01 July 2009

Mysticism and the mythopoetic imagination

Against the easy conflation of mysticism and “the ineffable”--and the ineffable and the unsayable--Wolfson continues to offer us the resources to think the passage from representation to knowledge in ways that are not beholden to the problematics of sense or reference.
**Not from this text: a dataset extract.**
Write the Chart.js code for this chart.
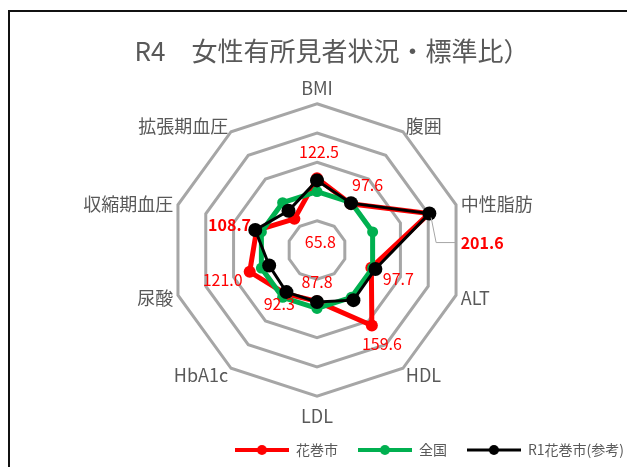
<!DOCTYPE html>
<html lang="ja">
<head>
<meta charset="utf-8">
<title>R4 女性有所見者状況・標準比</title>
<script src="https://cdn.jsdelivr.net/npm/chart.js@4/dist/chart.umd.min.js"></script>
<style>
    html, body {
        margin: 0;
        padding: 0;
        width: 627px;
        height: 467px;
        overflow: hidden;
        background: #fff;
    }
    .frame {
        position: absolute;
        left: 8px;
        top: 10px;
        width: 700px;
        height: 600px;
        border: 2px solid #111;
        box-sizing: border-box;
    }
    .wrap {
        position: absolute;
        left: -9px;
        top: 0;
        width: 653px;
        height: 467px;
    }
</style>
</head>
<body>
<div class="frame"></div>
<div class="wrap"><canvas id="radarChart"></canvas></div>
<script>
// Chart data
const axisLabels = ['BMI', '腹囲', '中性脂肪', 'ALT', 'HDL', 'LDL', 'HbA1c', '尿酸', '収縮期血圧', '拡張期血圧'];
const seriesNames = ['花巻市', '全国', 'R1花巻市(参考)'];
const hanamakiR4 = [122.5, 97.6, 201.6, 97.7, 159.6, 87.8, 92.3, 121.0, 108.7, 65.8];
const nationalValues = [100, 100, 100, 100, 100, 100, 100, 100, 100, 100];
const hanamakiR1 = [119, 99, 202, 105, 106, 89, 89, 86, 111, 83];
const scaleMin = 0;
const scaleMax = 250;
const scaleStep = 50;

// Colors
const RED = '#FF0000';
const GREEN = '#00B050';
const BLACK = '#000000';
const GRID = '#A6A6A6';
const TEXT = '#595959';
const FONT = "'Noto Sans CJK JP', 'Noto Sans', sans-serif";

// Data label placement for the 花巻市 series (dx, dy from the point)
const labelOffsets = [
    [2, -26], [17, -19], [53, 29], [27, 11], [10, 18],
    [0, -19], [-6, 10], [-27, 8], [-27, -5], [26, 23]
];
const boldLabels = [2, 8];
const leaderLabels = [2];

// Vertical nudge for the axis names so they sit level with the outer ring corners
const pointLabelNudge = [0, 9, 12, -9, -8, 4, -8, -9, 12, 9];

// Legend swatch: line with a dot in the middle
function makeSwatch(color, lineWidth, radius) {
    const c = document.createElement('canvas');
    c.width = 54;
    c.height = 14;
    const ctx = c.getContext('2d');
    ctx.strokeStyle = color;
    ctx.lineWidth = lineWidth;
    ctx.beginPath();
    ctx.moveTo(0, 7);
    ctx.lineTo(54, 7);
    ctx.stroke();
    ctx.fillStyle = color;
    ctx.beginPath();
    ctx.arc(27, 7, radius, 0, Math.PI * 2);
    ctx.fill();
    return c;
}

const swatches = [
    makeSwatch(RED, 4, 5),
    makeSwatch(GREEN, 4, 5),
    makeSwatch(BLACK, 3, 5)
];

// Value labels on the 花巻市 series
const valueLabels = {
    id: 'valueLabels',
    afterDatasetsDraw(chart) {
        const meta = chart.getDatasetMeta(0);
        const ctx = chart.ctx;
        ctx.save();
        ctx.textAlign = 'center';
        ctx.textBaseline = 'middle';
        meta.data.forEach((pt, i) => {
            const [dx, dy] = labelOffsets[i];
            const x = pt.x + dx;
            const y = pt.y + dy;
            const bold = boldLabels.includes(i);
            ctx.font = `${bold ? 'bold ' : ''}16px ${FONT}`;
            const text = hanamakiR4[i].toFixed(1);
            if (leaderLabels.includes(i)) {
                const w = ctx.measureText(text).width;
                ctx.strokeStyle = GRID;
                ctx.lineWidth = 1;
                ctx.beginPath();
                ctx.moveTo(pt.x + 2, pt.y + 4);
                ctx.lineTo(pt.x + 7, y);
                ctx.lineTo(x - w / 2 - 5, y);
                ctx.stroke();
            }
            ctx.fillStyle = RED;
            ctx.fillText(text, x, y);
        });
        ctx.restore();
    }
};

const ctx = document.getElementById('radarChart');

new Chart(ctx, {
    type: 'radar',
    data: {
        labels: axisLabels,
        datasets: [{
            label: seriesNames[0],
            data: hanamakiR4,
            borderColor: RED,
            backgroundColor: RED,
            borderWidth: 5,
            pointRadius: 6,
            pointBorderWidth: 0,
            pointBackgroundColor: RED,
            fill: false,
            order: 2
        }, {
            label: seriesNames[1],
            data: nationalValues,
            borderColor: GREEN,
            backgroundColor: GREEN,
            borderWidth: 5,
            pointRadius: 5.5,
            pointBorderWidth: 0,
            pointBackgroundColor: GREEN,
            fill: false,
            order: 1
        }, {
            label: seriesNames[2],
            data: hanamakiR1,
            borderColor: BLACK,
            backgroundColor: BLACK,
            borderWidth: 3,
            pointRadius: 7,
            pointBorderWidth: 0,
            pointBackgroundColor: BLACK,
            fill: false,
            order: 0
        }]
    },
    options: {
        responsive: true,
        maintainAspectRatio: false,
        animation: false,
        elements: {
            line: { tension: 0 }
        },
        scales: {
            r: {
                min: scaleMin,
                max: scaleMax,
                ticks: {
                    stepSize: scaleStep,
                    display: false
                },
                angleLines: { display: false },
                grid: {
                    color: GRID,
                    lineWidth: 3
                },
                pointLabels: {
                    color: TEXT,
                    padding: 5,
                    font: { family: FONT, size: 18 }
                },
                afterFit(scale) {
                    (scale._pointLabelItems || []).forEach((item, i) => {
                        const dy = pointLabelNudge[i] || 0;
                        item.y += dy;
                        item.top += dy;
                        item.bottom += dy;
                    });
                }
            }
        },
        plugins: {
            title: {
                display: true,
                text: '     R4　女性有所見者状況・標準比）',
                color: TEXT,
                font: { family: FONT, size: 26, weight: 'normal' },
                padding: { top: 36, bottom: 10 }
            },
            legend: {
                position: 'bottom',
                align: 'end',
                labels: {
                    color: TEXT,
                    font: { family: FONT, size: 14 },
                    padding: 20,
                    boxHeight: 14,
                    usePointStyle: true,
                    pointStyleWidth: 54,
                    sort: (a, b) => a.datasetIndex - b.datasetIndex,
                    generateLabels(chart) {
                        const items = Chart.defaults.plugins.legend.labels.generateLabels(chart);
                        items.forEach(item => {
                            item.pointStyle = swatches[item.datasetIndex];
                        });
                        return items;
                    }
                }
            },
            tooltip: { enabled: false }
        }
    },
    plugins: [valueLabels]
});
</script>
</body>
</html>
Framed as a hermeneutic/phenomenological investigation into kabbalah, in what is more than an account of the kabbalistic vision of the divine and a fairly damning accusation of androcentrism in medieval rabbinic culture, alongside the likes of Marion and Desmond, Wolfson provides an account of an imagining of the difference between idol and image, between remembrance and forgetting, particularly in terms of the mutual conversion of sexual difference into identity. i.e., the “suffering of eros as the indifferent identity (one-that-is-all) becoming identical difference (all-that-is-one), a process that is collectively conceived by kabbalists as amelioration of feminine judgment, her restoration to and elevation through the morphological prism of the divine, culminating in the reconstitituion of the male androgyne in Keter, the place that is no-place (atar law atar) …” In the space of a paragraph it would be impossible to approach the complex of speech and eros in the “process” (if we speak in philosophical terms) of the Sefirot. Consider, nevertheless, Wolfson’s treatment of the Song of Songs: “… the Song is directed to Binah, the “supernal world” or the “world-to-come,” which is also identified as Solomon (shelomo) … the “king” is Binah, who is called by this name on account of her demiurgical role in the birthing of the lower seven sefirot. The shift in symbolism underscores the fact that the theurgical purpose of the Song is to arouse the joy of Shekhinah, the “world of the moon,” in relation to Binah, the “upper world,” so that the two worlds may be aligned in one pattern”. Wolfson’s own analysis following this passage is remarkable in itself, but instead of inflecting this logic ontologically into a (para)logic of eros, what we have here is too a logic of affectivity whose resources call for immediate attention.

2 comments:

jb said...

Thanks for this. Ordered Alef, Mem, Tau.

mk said...

Oh. I suppose I should have mentioned the book to which I was specifically referring: "Language, Eros, Being". AMT is useful too, I think, just in a different direction.